Future Trends in NFT Auctions

The NFT landscape is still rapidly evolving, promising new and exciting formats for price discovery.

Emerging Formats

  • Hybrid Auctions: Combining elements of English and Dutch auctions to create new bidding dynamics.
  • Bid-to-Earn Models: Experimentation where even losing bidders might receive a small reward (e.g., a micro-token or an access pass) to incentivize participation.

Blockchain Evolution

  • Cross-Chain Auctions: As bridging technology improves, auctions may allow bidding using multiple cryptocurrencies from different blockchains, expanding the available bidder pool exponentially.
  • Layer 2 Dominance: The transition to more efficient, low-gas Layer 2 solutions on Ethereum (like Arbitrum or Optimism) will make the auction process cheaper and more accessible for artists and collectors globally.

Metaverse Integration

Auctions will increasingly take place within virtual worlds (metaverses).

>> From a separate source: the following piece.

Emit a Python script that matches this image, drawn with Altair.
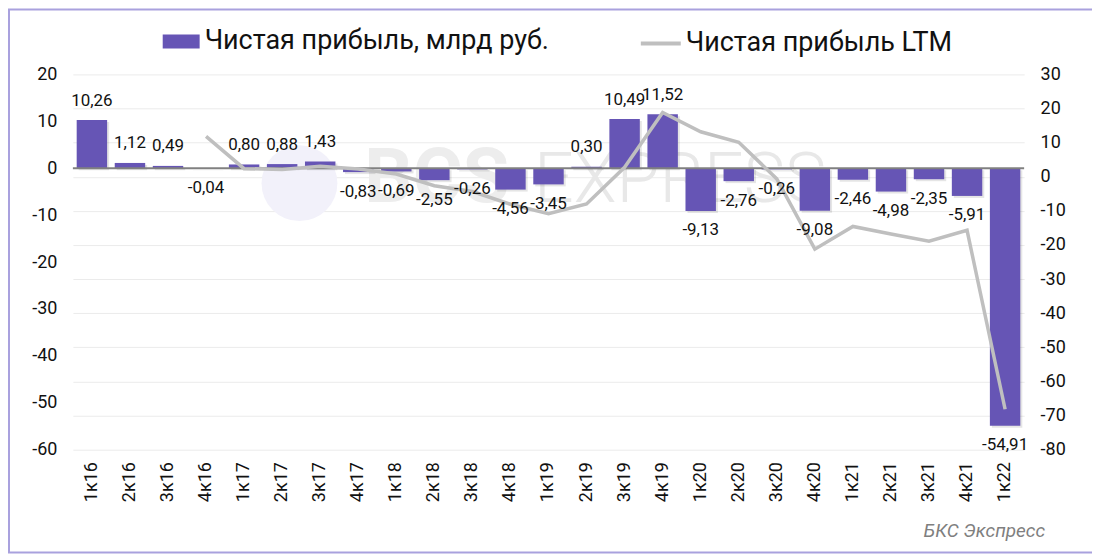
import altair as alt
import pandas as pd

quarters = ["1к16", "2к16", "3к16", "4к16", "1к17", "2к17", "3к17", "4к17",
            "1к18", "2к18", "3к18", "4к18", "1к19", "2к19", "3к19", "4к19",
            "1к20", "2к20", "3к20", "4к20", "1к21", "2к21", "3к21", "4к21", "1к22"]
profit = [10.26, 1.12, 0.49, -0.04, 0.80, 0.88, 1.43, -0.83,
          -0.69, -2.55, -0.26, -4.56, -3.45, 0.30, 10.49, 11.52,
          -9.13, -2.76, -0.26, -9.08, -2.46, -4.98, -2.35, -5.91, -54.91]
ltm = [None, None, None, 11.83, 2.37, 2.13, 3.07, 2.28,
       0.79, -2.64, -4.33, -8.06, -10.82, -7.97, 2.78, 18.86,
       13.18, 10.12, -0.63, -21.23, -14.56, -16.78, -18.87, -15.70, -68.15]
bar_name = "Чистая прибыль, млрд руб."
line_name = "Чистая прибыль LTM"
left_ticks = [-60, -50, -40, -30, -20, -10, 0, 10, 20]
right_ticks = [-80, -70, -60, -50, -40, -30, -20, -10, 0, 10, 20, 30]
source_text = "БКС Экспресс"
wm_bold = "BCS"
wm_light = "EXPRESS"

FONT = "Roboto"
PURPLE = "#6655B5"
LINE_GRAY = "#BFBFBF"
TXT = "#111111"

df = pd.DataFrame({"q": quarters, "v": profit, "ltm": ltm})
df["label"] = [f"{v:.2f}".replace(".", ",") for v in profit]
df["series"] = bar_name
df["series2"] = line_name

x = alt.X("q:N", sort=quarters,
          scale=alt.Scale(paddingInner=0.2, paddingOuter=0.1),
          axis=alt.Axis(title=None, labelAngle=-90, labelFont=FONT, labelFontSize=18,
                        labelColor=TXT, labelPadding=12, ticks=False, domain=False, grid=False))

left_scale = alt.Scale(domain=[-60, 20], nice=False, zero=False)
left_axis = alt.Axis(title=None, values=left_ticks, orient="left", grid=False,
                     ticks=False, tickSize=0, domain=False, labelPadding=16,
                     labelFont=FONT, labelFontSize=18, labelColor=TXT,
                     labelExpr="'' + datum.value")
yL = alt.Y("v:Q", scale=left_scale, axis=left_axis)
yL_noaxis = alt.Y("v:Q", scale=left_scale, axis=None)

base = alt.Chart(df)

shadow = base.mark_bar(color="#000000", opacity=0.10, xOffset=2, yOffset=2).encode(x=x, y=yL)

bars = base.mark_bar().encode(
    x=x, y=yL,
    color=alt.Color("series:N",
                    scale=alt.Scale(domain=[bar_name], range=[PURPLE]),
                    legend=alt.Legend(title=None, orient="none", legendX=90, legendY=-51.5,
                                      symbolType="M-1,-0.38L1,-0.38L1,0.38L-1,0.38Z",
                                      symbolSize=1369, symbolStrokeWidth=0,
                                      labelFont=FONT, labelFontSize=27, labelColor=TXT,
                                      labelLimit=600, labelOffset=5, padding=0)),
)

zero_rule = alt.Chart(pd.DataFrame({"z": [0]})).mark_rule(color="#808080", strokeWidth=2).encode(
    y=alt.Y("z:Q", scale=left_scale, axis=left_axis)
)

left_layer = alt.layer(shadow, bars, zero_rule)

lab_pos = base.transform_filter("datum.v >= 0").mark_text(
    font=FONT, fontSize=17, color=TXT, baseline="middle", dy=-19.5
).encode(x=x, y=yL_noaxis, text="label:N")
lab_neg = base.transform_filter("datum.v < 0").mark_text(
    font=FONT, fontSize=17, color=TXT, baseline="middle", dy=19.5
).encode(x=x, y=yL_noaxis, text="label:N")
labels = alt.layer(lab_pos, lab_neg)

line = base.mark_line(strokeWidth=3.5).encode(
    x=x,
    y=alt.Y("ltm:Q", scale=alt.Scale(domain=[-80, 30], nice=False, zero=False),
            axis=alt.Axis(title=None, values=right_ticks, orient="right", grid=True,
                          gridColor="#EBEBEB", gridWidth=1, ticks=False, tickSize=0,
                          domain=False, labelPadding=16, labelFont=FONT, labelFontSize=18,
                          labelColor=TXT, labelExpr="'' + datum.value")),
    stroke=alt.Stroke("series2:N",
                      scale=alt.Scale(domain=[line_name], range=[LINE_GRAY]),
                      legend=alt.Legend(title=None, orient="none", legendX=567, legendY=-53,
                                        symbolType="stroke", symbolSize=1600,
                                        symbolStrokeWidth=4,
                                        labelFont=FONT, labelFontSize=27, labelColor=TXT,
                                        labelLimit=600, labelOffset=3, padding=0)),
)

one = alt.Data(values=[{"a": 1}])
circle = alt.Chart(one).mark_point(filled=True, shape="circle", size=5776,
                                   color="#F2F1FA", opacity=1).encode(
    x=alt.value(227), y=alt.value(109))
wm1 = alt.Chart(one).mark_text(text=wm_bold, font=FONT, fontSize=76, fontWeight="bold",
                               color="#EDEDED", align="left", baseline="alphabetic").encode(
    x=alt.value(292), y=alt.value(128))
wm2 = alt.Chart(one).mark_text(text=wm_light, font=FONT, fontSize=70, fontWeight=300,
                               color="#E8E8E8", align="left", baseline="alphabetic").encode(
    x=alt.value(462), y=alt.value(128))
border = alt.Chart(one).mark_rect(fillOpacity=0, stroke="#A9A1DE", strokeWidth=2).encode(
    x=alt.value(-64), x2=alt.value(1022), y=alt.value(-65), y2=alt.value(479))
source = alt.Chart(one).mark_text(text=source_text, font=FONT, fontStyle="italic", fontSize=19,
                                  color="#7F7F7F", align="right", baseline="middle").encode(
    x=alt.value(974), y=alt.value(457))

deco = alt.layer(circle, wm1, wm2, border, source)

chart = alt.layer(deco, left_layer, line, labels).resolve_scale(
    y="independent", color="independent", stroke="independent"
).properties(
    width=953, height=376,
    padding={"left": 65, "top": 66, "right": 68, "bottom": 104},
    autosize=alt.AutoSizeParams(type="none"),
    background="white",
).configure_view(strokeWidth=0)

chart.save("out.html", embed_options={"renderer": "svg", "actions": False})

NFTs will be displayed in virtual galleries, and bidding will occur live in a shared digital space, adding a layer of immersive, social experience to the sale process.

Final Thoughts

Running an NFT auction is a multi-faceted process that sits at the thrilling intersection of art, technology, and finance. Success is ultimately a blend of great art, technical precision, and a robust marketing strategy. Understand your market, master the technical setup of minting and wallet security, and most importantly, invest heavily in building a community around your work. Start small, learn from every drop, and refine your approach. The tools are available; the moment to create and sell the future of digital ownership is now.